>>>
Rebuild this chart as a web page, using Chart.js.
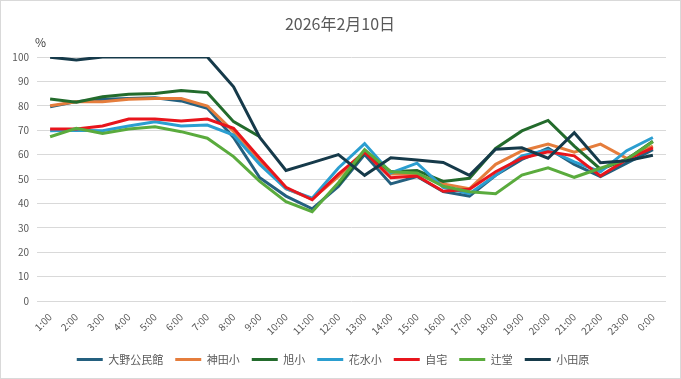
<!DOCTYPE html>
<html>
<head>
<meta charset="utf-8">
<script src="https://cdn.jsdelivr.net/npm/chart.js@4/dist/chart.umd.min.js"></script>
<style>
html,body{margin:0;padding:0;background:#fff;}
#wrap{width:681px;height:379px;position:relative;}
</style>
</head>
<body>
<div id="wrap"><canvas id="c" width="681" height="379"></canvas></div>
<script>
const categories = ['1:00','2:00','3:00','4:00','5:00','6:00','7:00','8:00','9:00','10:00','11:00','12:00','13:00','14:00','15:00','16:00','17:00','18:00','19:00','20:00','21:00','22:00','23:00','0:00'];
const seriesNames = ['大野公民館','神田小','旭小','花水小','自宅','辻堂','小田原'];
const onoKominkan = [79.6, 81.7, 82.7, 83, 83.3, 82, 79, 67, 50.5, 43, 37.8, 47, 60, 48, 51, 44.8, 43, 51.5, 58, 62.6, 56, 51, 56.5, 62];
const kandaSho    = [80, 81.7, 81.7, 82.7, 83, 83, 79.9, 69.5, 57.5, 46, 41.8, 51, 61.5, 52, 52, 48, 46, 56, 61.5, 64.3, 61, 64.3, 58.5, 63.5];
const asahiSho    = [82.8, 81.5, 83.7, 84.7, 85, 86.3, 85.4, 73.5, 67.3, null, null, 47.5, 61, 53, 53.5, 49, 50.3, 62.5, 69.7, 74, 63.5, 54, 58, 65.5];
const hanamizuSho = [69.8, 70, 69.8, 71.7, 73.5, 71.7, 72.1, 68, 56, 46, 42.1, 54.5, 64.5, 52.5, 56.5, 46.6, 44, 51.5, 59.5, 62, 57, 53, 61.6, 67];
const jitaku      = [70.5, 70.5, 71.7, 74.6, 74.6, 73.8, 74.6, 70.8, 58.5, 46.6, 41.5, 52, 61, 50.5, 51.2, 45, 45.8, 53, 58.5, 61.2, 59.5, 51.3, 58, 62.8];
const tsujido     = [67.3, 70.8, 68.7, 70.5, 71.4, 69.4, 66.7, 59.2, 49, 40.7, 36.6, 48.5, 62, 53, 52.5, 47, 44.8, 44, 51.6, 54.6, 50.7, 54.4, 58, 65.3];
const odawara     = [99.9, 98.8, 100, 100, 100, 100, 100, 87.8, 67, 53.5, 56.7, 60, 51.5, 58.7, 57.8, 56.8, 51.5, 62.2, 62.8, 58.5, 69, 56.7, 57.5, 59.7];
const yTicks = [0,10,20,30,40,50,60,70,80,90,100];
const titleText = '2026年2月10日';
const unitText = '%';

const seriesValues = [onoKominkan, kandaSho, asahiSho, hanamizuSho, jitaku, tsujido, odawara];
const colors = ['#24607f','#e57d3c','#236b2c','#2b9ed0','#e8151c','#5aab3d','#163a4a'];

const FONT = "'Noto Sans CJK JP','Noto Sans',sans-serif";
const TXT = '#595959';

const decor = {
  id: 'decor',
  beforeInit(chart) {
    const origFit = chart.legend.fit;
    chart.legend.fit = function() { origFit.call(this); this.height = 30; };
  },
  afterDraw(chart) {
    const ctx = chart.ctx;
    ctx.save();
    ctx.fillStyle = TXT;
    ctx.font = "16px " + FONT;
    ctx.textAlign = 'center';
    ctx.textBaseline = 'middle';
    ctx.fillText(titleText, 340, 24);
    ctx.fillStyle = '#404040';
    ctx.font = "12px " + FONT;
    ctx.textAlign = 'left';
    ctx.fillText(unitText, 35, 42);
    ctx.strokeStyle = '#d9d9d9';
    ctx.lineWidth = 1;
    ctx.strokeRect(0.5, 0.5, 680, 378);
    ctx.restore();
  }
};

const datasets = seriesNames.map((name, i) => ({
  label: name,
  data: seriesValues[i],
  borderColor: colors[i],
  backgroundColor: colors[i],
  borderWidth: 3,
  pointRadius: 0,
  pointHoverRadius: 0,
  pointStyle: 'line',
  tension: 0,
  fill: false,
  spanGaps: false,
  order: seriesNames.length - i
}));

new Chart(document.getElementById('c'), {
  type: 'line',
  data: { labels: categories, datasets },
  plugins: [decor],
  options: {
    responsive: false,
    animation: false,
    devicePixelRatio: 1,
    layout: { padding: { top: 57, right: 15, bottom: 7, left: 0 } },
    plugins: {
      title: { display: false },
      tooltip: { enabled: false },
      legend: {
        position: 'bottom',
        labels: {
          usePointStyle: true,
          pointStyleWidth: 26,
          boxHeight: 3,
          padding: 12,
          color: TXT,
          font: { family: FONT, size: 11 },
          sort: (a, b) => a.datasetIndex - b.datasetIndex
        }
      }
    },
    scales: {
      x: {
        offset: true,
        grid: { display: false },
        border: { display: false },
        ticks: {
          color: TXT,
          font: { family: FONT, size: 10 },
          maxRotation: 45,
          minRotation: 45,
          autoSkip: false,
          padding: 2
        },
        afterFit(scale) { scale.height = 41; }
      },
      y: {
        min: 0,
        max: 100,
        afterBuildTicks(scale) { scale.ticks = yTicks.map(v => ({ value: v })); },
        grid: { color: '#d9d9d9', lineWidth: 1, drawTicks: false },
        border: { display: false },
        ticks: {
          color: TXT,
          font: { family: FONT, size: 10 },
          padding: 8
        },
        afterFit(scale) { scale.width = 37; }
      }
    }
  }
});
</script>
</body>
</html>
<<<
> [Do this]:
Go through the listing above and quote it exactly, apart from its images.

> [Result of this task]:
Rebuild this chart as a web page, using Chart.js.
<!DOCTYPE html>
<html>
<head>
<meta charset="utf-8">
<script src="https://cdn.jsdelivr.net/npm/chart.js@4/dist/chart.umd.min.js"></script>
<style>
html,body{margin:0;padding:0;background:#fff;}
#wrap{width:681px;height:379px;position:relative;}
</style>
</head>
<body>
<div id="wrap"><canvas id="c" width="681" height="379"></canvas></div>
<script>
const categories = ['1:00','2:00','3:00','4:00','5:00','6:00','7:00','8:00','9:00','10:00','11:00','12:00','13:00','14:00','15:00','16:00','17:00','18:00','19:00','20:00','21:00','22:00','23:00','0:00'];
const seriesNames = ['大野公民館','神田小','旭小','花水小','自宅','辻堂','小田原'];
const onoKominkan = [79.6, 81.7, 82.7, 83, 83.3, 82, 79, 67, 50.5, 43, 37.8, 47, 60, 48, 51, 44.8, 43, 51.5, 58, 62.6, 56, 51, 56.5, 62];
const kandaSho    = [80, 81.7, 81.7, 82.7, 83, 83, 79.9, 69.5, 57.5, 46, 41.8, 51, 61.5, 52, 52, 48, 46, 56, 61.5, 64.3, 61, 64.3, 58.5, 63.5];
const asahiSho    = [82.8, 81.5, 83.7, 84.7, 85, 86.3, 85.4, 73.5, 67.3, null, null, 47.5, 61, 53, 53.5, 49, 50.3, 62.5, 69.7, 74, 63.5, 54, 58, 65.5];
const hanamizuSho = [69.8, 70, 69.8, 71.7, 73.5, 71.7, 72.1, 68, 56, 46, 42.1, 54.5, 64.5, 52.5, 56.5, 46.6, 44, 51.5, 59.5, 62, 57, 53, 61.6, 67];
const jitaku      = [70.5, 70.5, 71.7, 74.6, 74.6, 73.8, 74.6, 70.8, 58.5, 46.6, 41.5, 52, 61, 50.5, 51.2, 45, 45.8, 53, 58.5, 61.2, 59.5, 51.3, 58, 62.8];
const tsujido     = [67.3, 70.8, 68.7, 70.5, 71.4, 69.4, 66.7, 59.2, 49, 40.7, 36.6, 48.5, 62, 53, 52.5, 47, 44.8, 44, 51.6, 54.6, 50.7, 54.4, 58, 65.3];
const odawara     = [99.9, 98.8, 100, 100, 100, 100, 100, 87.8, 67, 53.5, 56.7, 60, 51.5, 58.7, 57.8, 56.8, 51.5, 62.2, 62.8, 58.5, 69, 56.7, 57.5, 59.7];
const yTicks = [0,10,20,30,40,50,60,70,80,90,100];
const titleText = '2026年2月10日';
const unitText = '%';

const seriesValues = [onoKominkan, kandaSho, asahiSho, hanamizuSho, jitaku, tsujido, odawara];
const colors = ['#24607f','#e57d3c','#236b2c','#2b9ed0','#e8151c','#5aab3d','#163a4a'];

const FONT = "'Noto Sans CJK JP','Noto Sans',sans-serif";
const TXT = '#595959';

const decor = {
  id: 'decor',
  beforeInit(chart) {
    const origFit = chart.legend.fit;
    chart.legend.fit = function() { origFit.call(this); this.height = 30; };
  },
  afterDraw(chart) {
    const ctx = chart.ctx;
    ctx.save();
    ctx.fillStyle = TXT;
    ctx.font = "16px " + FONT;
    ctx.textAlign = 'center';
    ctx.textBaseline = 'middle';
    ctx.fillText(titleText, 340, 24);
    ctx.fillStyle = '#404040';
    ctx.font = "12px " + FONT;
    ctx.textAlign = 'left';
    ctx.fillText(unitText, 35, 42);
    ctx.strokeStyle = '#d9d9d9';
    ctx.lineWidth = 1;
    ctx.strokeRect(0.5, 0.5, 680, 378);
    ctx.restore();
  }
};

const datasets = seriesNames.map((name, i) => ({
  label: name,
  data: seriesValues[i],
  borderColor: colors[i],
  backgroundColor: colors[i],
  borderWidth: 3,
  pointRadius: 0,
  pointHoverRadius: 0,
  pointStyle: 'line',
  tension: 0,
  fill: false,
  spanGaps: false,
  order: seriesNames.length - i
}));

new Chart(document.getElementById('c'), {
  type: 'line',
  data: { labels: categories, datasets },
  plugins: [decor],
  options: {
    responsive: false,
    animation: false,
    devicePixelRatio: 1,
    layout: { padding: { top: 57, right: 15, bottom: 7, left: 0 } },
    plugins: {
      title: { display: false },
      tooltip: { enabled: false },
      legend: {
        position: 'bottom',
        labels: {
          usePointStyle: true,
          pointStyleWidth: 26,
          boxHeight: 3,
          padding: 12,
          color: TXT,
          font: { family: FONT, size: 11 },
          sort: (a, b) => a.datasetIndex - b.datasetIndex
        }
      }
    },
    scales: {
      x: {
        offset: true,
        grid: { display: false },
        border: { display: false },
        ticks: {
          color: TXT,
          font: { family: FONT, size: 10 },
          maxRotation: 45,
          minRotation: 45,
          autoSkip: false,
          padding: 2
        },
        afterFit(scale) { scale.height = 41; }
      },
      y: {
        min: 0,
        max: 100,
        afterBuildTicks(scale) { scale.ticks = yTicks.map(v => ({ value: v })); },
        grid: { color: '#d9d9d9', lineWidth: 1, drawTicks: false },
        border: { display: false },
        ticks: {
          color: TXT,
          font: { family: FONT, size: 10 },
          padding: 8
        },
        afterFit(scale) { scale.width = 37; }
      }
    }
  }
});
</script>
</body>
</html>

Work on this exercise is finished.